Levels to watch: gold, silver and crude

Gold has found support off a rising trendline, but oil continues to flounder this morning.

Oil pipes
Source: Bloomberg

Gold eyes close above $1220

The rising daily trend from the November lows has provided excellent support, coinciding with the $1200 level. A close above $1220 and the 100-day moving average, coupled with a breakout from the daily relative strength index’s descending trendline could signal the beginning of a new leg higher for gold, with an initial target of $1230 and then the 200-DMA.

A drop back will find support at $1200, with a drop through the November trendline targeting the area around $1180.

Silver holding above $16.50

Silver looks less appealing for the bulls, stuck below the 50- and 100-DMAs with the RSI still trending lower.

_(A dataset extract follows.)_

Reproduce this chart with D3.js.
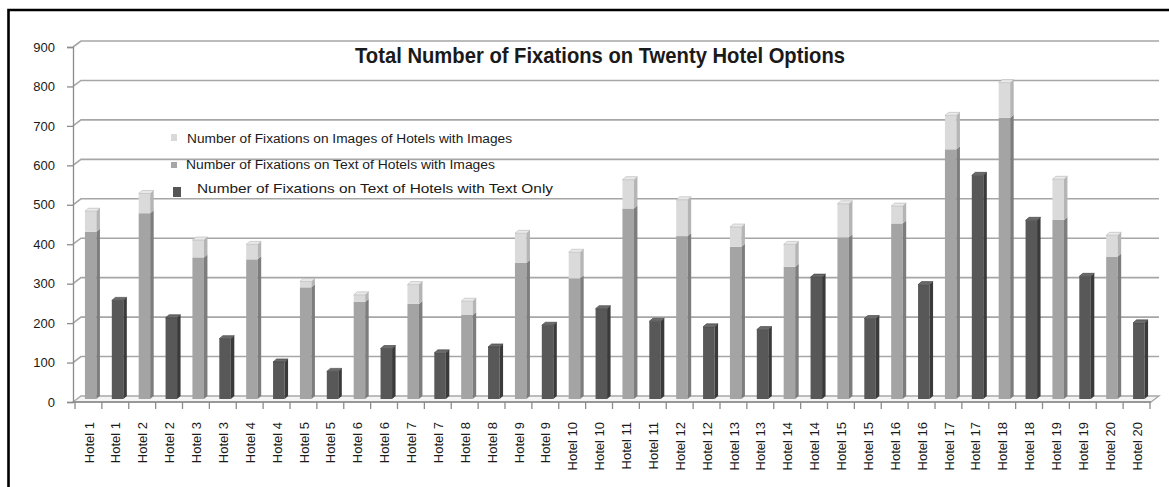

For the moment the price is holding above $16.50, but a break lower targets first yesterday’s low at $16.30 and then on to the December/January lows around $15.50.

Any bounce higher will need to recover the rising trendline from the December lows that was broken earlier this week, and then move above the descending trend from the $18.50 peak seen in late January.

Brent’s rally waning

Brent crude finds itself at something of a crunch point. The 20-DMA is poised to cross above the 50-DMA for the first time since June, a bullish sign. However, the RSI has dropped through its 11 February low, while other momentum indicators point to the rally fading fast and a possible pullback in the offing.

The hourly trendline has been broken, marking a departure from the February uptrend, and although the hourly RSI is now oversold and thus hints at a bounce in the short term back towards $60, the rally in crude appears to have run its course. A firm bounce would need to clear the $63 area, the major resistance level from 17 February.

WTI supported by 20-DMA

US light crude has tested its rising uptrend from the January lows, but has moved back above it for the time being. A continuation of this bounce would target $52 and then the $54 level that halted progress throughout the month so far.

A dip lower targets $48 and then $46.80, although for the time being the 20-DMA has done well to act as support for the current move higher.